* begin *

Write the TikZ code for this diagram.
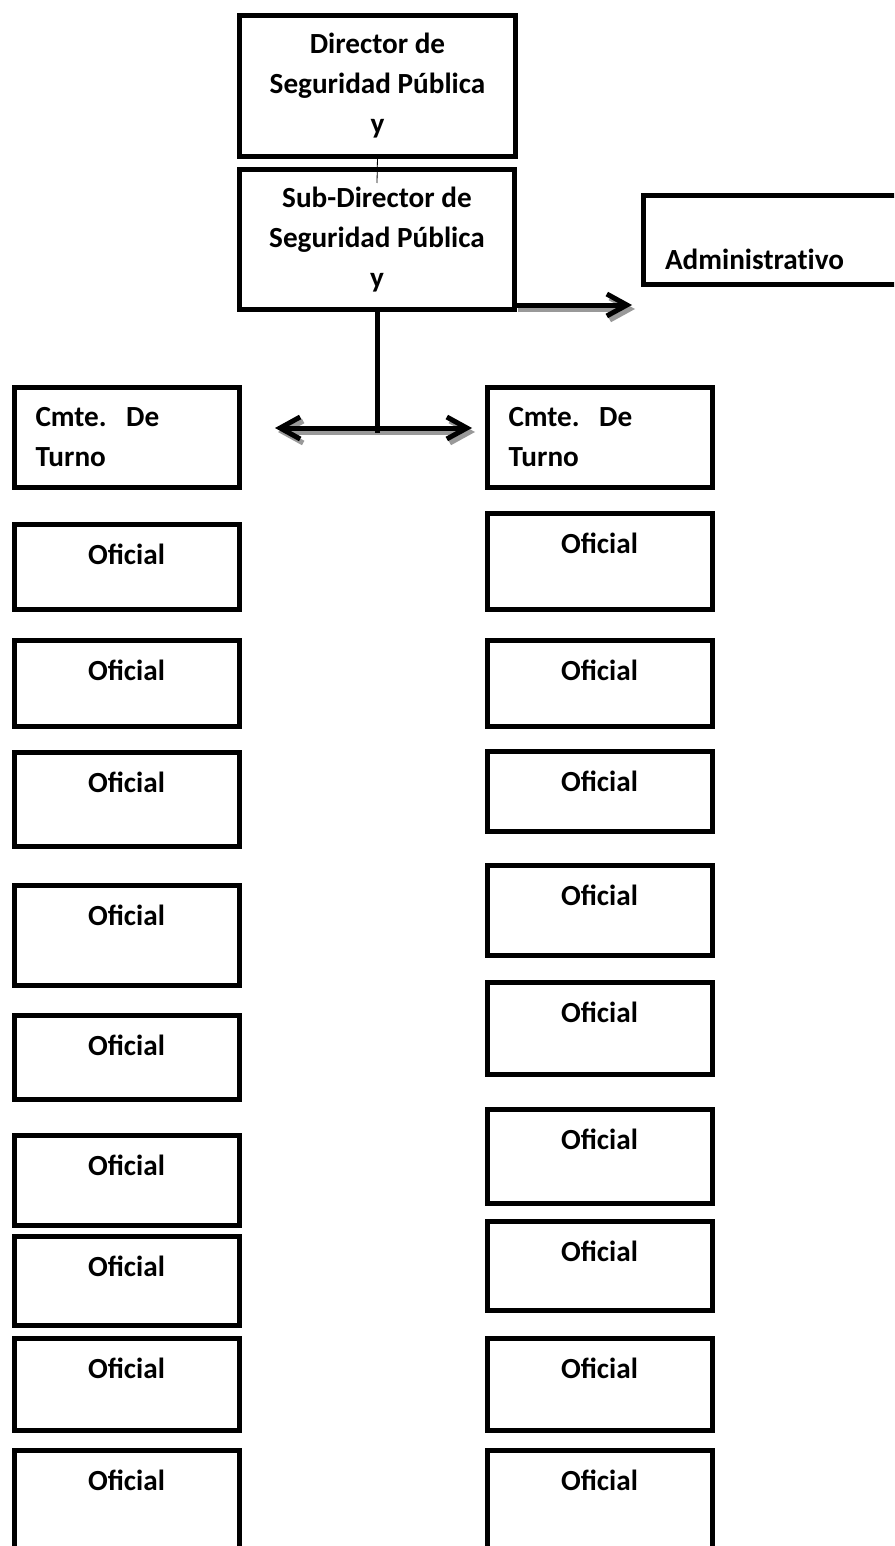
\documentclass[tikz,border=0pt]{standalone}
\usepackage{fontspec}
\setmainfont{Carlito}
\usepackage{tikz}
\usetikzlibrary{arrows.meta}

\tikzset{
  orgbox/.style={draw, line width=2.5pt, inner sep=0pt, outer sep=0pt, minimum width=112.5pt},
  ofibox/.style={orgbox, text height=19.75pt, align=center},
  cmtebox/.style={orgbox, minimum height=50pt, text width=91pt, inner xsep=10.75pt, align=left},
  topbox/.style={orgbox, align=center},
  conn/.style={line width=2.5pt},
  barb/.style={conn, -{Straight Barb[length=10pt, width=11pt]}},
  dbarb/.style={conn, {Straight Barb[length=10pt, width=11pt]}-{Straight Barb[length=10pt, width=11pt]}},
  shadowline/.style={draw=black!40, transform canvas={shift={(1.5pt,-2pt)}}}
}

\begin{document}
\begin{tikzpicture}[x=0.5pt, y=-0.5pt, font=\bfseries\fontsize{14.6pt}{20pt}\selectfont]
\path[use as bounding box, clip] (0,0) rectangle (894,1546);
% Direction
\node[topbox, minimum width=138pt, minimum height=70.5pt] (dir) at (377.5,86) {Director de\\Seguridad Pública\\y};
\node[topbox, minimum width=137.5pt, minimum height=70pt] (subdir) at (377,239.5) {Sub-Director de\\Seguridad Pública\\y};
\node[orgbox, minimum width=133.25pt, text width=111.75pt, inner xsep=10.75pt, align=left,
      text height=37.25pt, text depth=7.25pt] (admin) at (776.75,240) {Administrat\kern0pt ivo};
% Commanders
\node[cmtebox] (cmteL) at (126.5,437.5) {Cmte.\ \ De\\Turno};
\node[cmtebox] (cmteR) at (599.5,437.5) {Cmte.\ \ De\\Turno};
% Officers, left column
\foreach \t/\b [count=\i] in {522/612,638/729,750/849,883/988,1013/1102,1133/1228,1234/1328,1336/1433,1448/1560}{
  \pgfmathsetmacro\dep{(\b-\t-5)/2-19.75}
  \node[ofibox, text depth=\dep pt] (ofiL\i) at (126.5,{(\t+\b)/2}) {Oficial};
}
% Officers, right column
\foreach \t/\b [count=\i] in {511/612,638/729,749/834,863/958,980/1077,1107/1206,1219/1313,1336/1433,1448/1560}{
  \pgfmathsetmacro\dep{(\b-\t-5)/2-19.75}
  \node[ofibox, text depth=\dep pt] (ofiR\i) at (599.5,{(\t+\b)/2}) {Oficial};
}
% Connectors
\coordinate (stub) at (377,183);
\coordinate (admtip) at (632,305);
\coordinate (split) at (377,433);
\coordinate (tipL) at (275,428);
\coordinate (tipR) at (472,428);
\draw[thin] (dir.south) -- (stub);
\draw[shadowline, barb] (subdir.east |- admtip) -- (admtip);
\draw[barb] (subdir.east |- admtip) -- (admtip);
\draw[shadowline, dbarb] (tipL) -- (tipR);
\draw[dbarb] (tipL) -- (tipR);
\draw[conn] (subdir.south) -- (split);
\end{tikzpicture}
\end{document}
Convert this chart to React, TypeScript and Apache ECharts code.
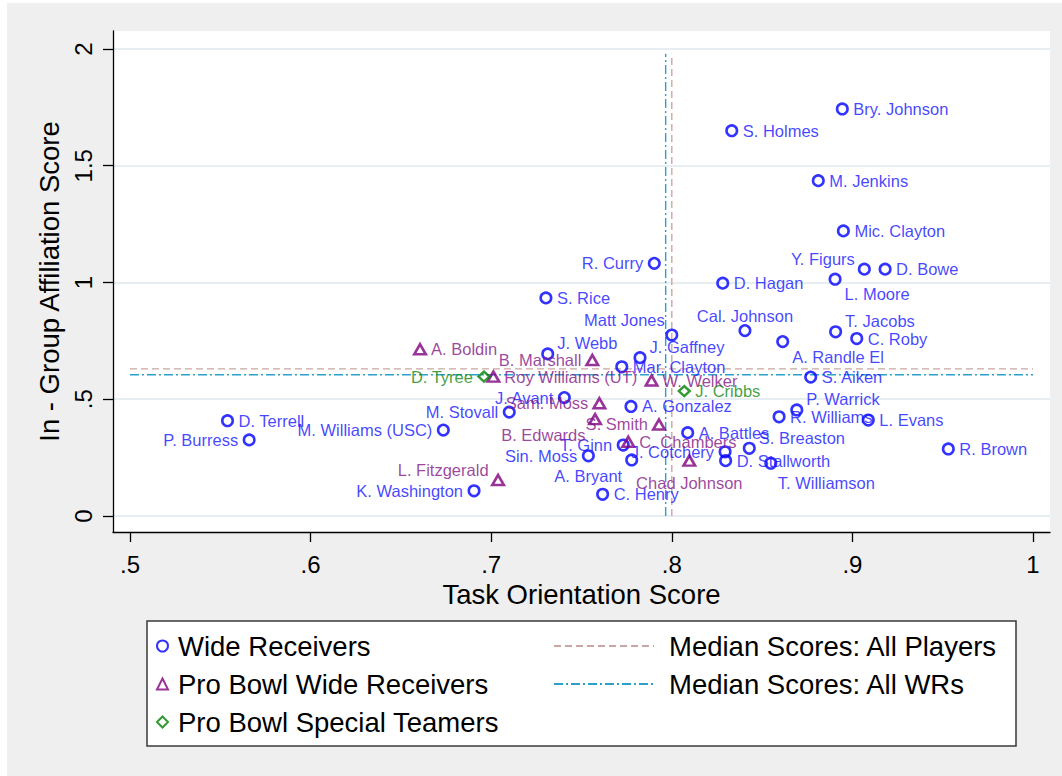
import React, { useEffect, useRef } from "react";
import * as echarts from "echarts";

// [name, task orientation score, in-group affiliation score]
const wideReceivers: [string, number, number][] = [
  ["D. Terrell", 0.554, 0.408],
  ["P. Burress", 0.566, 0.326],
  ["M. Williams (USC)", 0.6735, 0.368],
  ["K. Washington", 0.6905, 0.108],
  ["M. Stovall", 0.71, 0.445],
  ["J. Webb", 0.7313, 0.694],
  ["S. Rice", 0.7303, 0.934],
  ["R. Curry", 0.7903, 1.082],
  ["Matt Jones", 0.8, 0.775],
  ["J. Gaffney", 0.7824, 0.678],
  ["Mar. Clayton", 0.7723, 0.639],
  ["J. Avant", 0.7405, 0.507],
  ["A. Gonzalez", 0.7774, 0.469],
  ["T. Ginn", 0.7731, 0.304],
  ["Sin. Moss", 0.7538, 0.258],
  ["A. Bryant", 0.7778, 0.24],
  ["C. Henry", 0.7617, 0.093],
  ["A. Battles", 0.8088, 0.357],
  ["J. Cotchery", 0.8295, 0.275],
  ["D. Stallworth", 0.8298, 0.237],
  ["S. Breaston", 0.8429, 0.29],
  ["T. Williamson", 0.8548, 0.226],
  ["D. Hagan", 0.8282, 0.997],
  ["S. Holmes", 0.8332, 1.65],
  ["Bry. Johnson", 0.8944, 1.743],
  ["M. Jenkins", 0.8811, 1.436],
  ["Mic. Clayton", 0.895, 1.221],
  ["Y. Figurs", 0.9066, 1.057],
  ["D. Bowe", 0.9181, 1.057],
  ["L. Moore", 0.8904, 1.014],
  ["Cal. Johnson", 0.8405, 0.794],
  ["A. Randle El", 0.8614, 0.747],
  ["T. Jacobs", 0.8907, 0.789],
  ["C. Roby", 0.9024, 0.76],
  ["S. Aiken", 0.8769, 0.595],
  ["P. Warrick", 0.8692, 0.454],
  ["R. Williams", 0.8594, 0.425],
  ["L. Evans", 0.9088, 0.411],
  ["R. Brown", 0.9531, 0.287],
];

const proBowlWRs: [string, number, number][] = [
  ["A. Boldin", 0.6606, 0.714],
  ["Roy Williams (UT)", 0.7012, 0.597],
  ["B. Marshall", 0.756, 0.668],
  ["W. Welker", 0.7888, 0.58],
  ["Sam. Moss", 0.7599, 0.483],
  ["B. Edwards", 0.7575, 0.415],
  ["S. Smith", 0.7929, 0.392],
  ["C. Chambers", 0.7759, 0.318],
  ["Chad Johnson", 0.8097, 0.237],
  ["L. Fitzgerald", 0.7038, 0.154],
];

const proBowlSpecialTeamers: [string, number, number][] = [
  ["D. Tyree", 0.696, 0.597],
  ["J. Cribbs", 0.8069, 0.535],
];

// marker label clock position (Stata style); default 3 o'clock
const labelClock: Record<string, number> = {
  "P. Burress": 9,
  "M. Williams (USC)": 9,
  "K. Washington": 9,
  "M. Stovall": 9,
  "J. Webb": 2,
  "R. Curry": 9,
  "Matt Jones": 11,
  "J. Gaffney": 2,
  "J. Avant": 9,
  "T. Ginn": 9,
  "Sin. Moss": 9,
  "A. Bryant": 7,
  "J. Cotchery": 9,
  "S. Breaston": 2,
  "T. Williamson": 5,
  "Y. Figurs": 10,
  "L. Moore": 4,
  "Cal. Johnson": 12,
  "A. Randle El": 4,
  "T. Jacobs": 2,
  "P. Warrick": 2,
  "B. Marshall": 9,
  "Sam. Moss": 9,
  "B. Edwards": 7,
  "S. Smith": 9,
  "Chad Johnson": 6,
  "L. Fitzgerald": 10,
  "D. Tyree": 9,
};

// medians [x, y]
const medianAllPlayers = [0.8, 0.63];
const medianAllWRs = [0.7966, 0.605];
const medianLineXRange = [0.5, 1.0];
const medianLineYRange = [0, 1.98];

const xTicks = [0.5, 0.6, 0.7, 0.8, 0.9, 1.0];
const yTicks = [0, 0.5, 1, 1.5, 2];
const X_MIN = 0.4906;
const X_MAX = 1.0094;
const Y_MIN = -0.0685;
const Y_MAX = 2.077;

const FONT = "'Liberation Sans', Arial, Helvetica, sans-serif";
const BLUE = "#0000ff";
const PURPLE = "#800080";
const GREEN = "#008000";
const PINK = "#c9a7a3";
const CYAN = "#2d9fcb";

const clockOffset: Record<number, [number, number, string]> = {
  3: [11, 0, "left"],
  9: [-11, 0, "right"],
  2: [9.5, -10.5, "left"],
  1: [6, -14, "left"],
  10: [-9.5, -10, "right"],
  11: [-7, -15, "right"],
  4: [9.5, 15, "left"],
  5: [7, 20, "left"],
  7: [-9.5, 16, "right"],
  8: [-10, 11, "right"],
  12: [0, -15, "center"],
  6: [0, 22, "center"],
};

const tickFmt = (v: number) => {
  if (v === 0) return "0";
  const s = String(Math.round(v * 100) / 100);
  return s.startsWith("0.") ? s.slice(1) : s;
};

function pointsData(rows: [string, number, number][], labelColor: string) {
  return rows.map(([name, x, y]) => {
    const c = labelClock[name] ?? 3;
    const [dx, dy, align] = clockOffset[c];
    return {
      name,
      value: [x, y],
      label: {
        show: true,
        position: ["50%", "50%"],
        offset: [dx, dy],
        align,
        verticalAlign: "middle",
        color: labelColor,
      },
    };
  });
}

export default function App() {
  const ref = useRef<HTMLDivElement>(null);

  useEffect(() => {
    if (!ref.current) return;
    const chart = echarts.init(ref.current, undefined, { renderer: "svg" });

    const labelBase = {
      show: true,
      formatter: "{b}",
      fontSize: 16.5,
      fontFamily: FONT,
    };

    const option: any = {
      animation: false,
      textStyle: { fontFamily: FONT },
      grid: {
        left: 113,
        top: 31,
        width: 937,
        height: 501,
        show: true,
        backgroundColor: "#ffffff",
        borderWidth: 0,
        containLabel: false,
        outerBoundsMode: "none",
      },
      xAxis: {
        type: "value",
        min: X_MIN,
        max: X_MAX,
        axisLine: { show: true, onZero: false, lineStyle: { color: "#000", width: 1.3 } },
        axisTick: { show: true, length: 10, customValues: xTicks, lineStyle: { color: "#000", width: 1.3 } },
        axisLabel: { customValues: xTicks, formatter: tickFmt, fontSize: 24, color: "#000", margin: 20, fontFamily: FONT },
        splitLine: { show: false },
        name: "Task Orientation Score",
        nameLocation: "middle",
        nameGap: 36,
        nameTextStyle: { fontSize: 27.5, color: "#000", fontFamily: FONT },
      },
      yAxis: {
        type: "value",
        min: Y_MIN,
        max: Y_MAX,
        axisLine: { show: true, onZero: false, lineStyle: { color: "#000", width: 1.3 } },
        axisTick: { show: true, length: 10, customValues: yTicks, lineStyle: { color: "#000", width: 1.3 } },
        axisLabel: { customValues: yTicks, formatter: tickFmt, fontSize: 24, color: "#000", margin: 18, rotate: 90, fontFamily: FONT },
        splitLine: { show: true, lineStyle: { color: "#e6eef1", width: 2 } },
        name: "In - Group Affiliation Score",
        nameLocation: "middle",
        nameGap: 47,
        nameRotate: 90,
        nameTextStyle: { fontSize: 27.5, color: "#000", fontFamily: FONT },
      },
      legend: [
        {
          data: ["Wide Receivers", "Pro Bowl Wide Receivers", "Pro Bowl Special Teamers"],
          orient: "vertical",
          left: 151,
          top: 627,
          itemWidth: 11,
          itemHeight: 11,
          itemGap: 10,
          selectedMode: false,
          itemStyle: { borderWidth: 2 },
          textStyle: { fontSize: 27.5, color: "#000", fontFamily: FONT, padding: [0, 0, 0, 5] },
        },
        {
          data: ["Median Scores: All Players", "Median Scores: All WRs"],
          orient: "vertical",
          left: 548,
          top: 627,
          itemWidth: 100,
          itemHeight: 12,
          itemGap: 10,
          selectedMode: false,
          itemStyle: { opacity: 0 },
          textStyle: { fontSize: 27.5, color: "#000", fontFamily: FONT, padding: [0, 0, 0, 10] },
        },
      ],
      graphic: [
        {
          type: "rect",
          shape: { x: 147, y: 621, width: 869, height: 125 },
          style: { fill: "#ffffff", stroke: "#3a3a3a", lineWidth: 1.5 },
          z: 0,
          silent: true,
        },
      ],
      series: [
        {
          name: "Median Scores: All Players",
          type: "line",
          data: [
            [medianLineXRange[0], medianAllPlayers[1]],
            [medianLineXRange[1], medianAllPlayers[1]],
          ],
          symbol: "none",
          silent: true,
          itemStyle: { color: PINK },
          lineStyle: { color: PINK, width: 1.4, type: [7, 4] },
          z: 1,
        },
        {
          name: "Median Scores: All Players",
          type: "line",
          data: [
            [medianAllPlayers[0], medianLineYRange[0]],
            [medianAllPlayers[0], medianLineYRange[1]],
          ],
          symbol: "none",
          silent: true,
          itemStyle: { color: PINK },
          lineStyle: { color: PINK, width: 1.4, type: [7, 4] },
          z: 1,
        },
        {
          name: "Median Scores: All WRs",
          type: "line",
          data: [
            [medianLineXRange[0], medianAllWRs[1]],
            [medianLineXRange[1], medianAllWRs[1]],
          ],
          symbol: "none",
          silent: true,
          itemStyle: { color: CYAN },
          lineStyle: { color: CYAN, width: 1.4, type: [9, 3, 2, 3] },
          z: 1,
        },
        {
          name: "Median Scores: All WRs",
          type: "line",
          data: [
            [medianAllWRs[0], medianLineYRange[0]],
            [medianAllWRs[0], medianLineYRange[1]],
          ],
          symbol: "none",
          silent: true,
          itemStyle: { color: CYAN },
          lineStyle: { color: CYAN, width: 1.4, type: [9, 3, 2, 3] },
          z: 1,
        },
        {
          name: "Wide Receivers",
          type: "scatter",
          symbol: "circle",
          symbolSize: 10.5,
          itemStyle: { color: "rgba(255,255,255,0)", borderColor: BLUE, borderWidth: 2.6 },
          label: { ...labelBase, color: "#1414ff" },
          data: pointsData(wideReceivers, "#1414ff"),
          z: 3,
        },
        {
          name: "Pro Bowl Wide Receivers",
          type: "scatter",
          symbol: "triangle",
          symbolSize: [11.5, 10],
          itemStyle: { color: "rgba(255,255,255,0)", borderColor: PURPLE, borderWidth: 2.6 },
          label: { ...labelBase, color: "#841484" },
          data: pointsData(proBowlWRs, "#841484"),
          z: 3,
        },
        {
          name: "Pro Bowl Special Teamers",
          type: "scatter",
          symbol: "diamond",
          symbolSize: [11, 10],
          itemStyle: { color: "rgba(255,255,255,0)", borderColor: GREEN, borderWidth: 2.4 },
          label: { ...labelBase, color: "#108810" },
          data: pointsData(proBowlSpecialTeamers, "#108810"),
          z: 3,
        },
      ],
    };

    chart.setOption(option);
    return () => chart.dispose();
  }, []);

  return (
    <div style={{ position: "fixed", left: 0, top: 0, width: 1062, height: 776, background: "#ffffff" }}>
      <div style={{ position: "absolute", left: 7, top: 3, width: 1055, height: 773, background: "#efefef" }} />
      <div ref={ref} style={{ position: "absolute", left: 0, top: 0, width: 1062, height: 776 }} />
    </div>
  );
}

* end *

» TASK STATEMENT
In the listing above, find the line containing "Convert this chart" and the line containing "import * as", then return both of them and every line between, exactly, without pictures.

» TASK RESULT
Convert this chart to React, TypeScript and Apache ECharts code.
import React, { useEffect, useRef } from "react";
import * as echarts from "echarts";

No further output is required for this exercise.